Dáil debates

Wednesday, 13 November 2013

Health (Alteration of Criteria for Eligibility) (No. 2) Bill 2013: Second Stage (Resumed)

 

1:50 pm

Photo of Richard Boyd BarrettRichard Boyd Barrett (Dún Laoghaire, People Before Profit Alliance) | Oireachtas source

As I was saying to the Minister for Health earlier, the major attribute of this Government seems to be to try to manipulate the debate and cover up the realities of its savage betrayal of election promises and the brutal assault it is waging against ordinary citizens and public services. Nowhere is this more evident than in the health service. The promise was that the Minister for Health, Deputy Reilly, would sort out the vast crisis in the public health service that the Government inherited from Fianna Fáil.

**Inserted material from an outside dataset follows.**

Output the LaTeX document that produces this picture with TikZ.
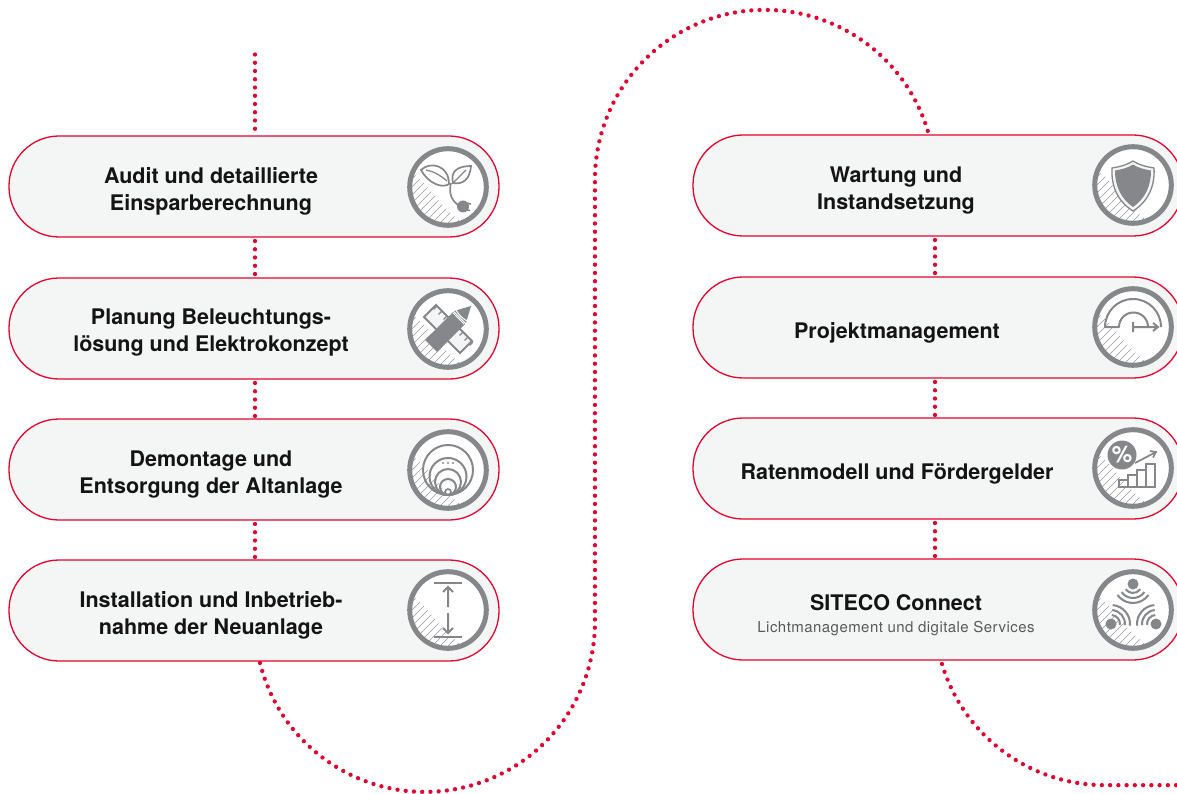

We were to get free general practitioner care and universal health cover for everyone.

The simple fact and the reality around what we are actually seeing in the health service is another €660 million worth of cuts from the public health service on top of €3 billion of cuts since 2008; a total of 10,000 staff removed from the public health service, including thousands of nurses; up to 1,700 beds removed from the public system since 2008; ambulance waiting times that are now exceeding safe limits; recurring stories of files being lost in hospitals; the downgrading of accident and emergency wards throughout the country, including in the coming weeks the downgrading of the accident and emergency ward in the hospital in Loughlinstown in my constituency; and a total of 237 people lying on trolleys in accident and emergency wards throughout the country today.

As the Minister of State knows, I busted my shoulder last week playing football. I had to go to the accident and emergency ward in St. James's Hospital because I happened to be in town. When I went there it was like a flipping war zone. When I walked up to the window there was a woman in front of me whose head was bleeding. She asked the woman at reception how long it would be before she could see a doctor and she was told it would be between 11 and 12 hours. Needless to say, her distress was considerable at that point. I walked out because I did not have 12 hours to wait. That is the reality.

Waiting lists for hospitals are so long that hospitals are refusing to give appointments to people because the waiting times are so far out. Now, the heads of four major Dublin hospitals are saying that as a result of the Government's cuts and the cuts inflicted by the last Government patient safety is being seriously compromised in our hospitals. The public health service is an absolute shambles no matter how much the Government tries to cover it up. Last week I said to the Minister of State, Deputy Brian Hayes, that it was strangely appropriate that the figure for cuts this year was €666 million, coincidentally, the mythical number of the beast from the Book of Revelations in the Bible.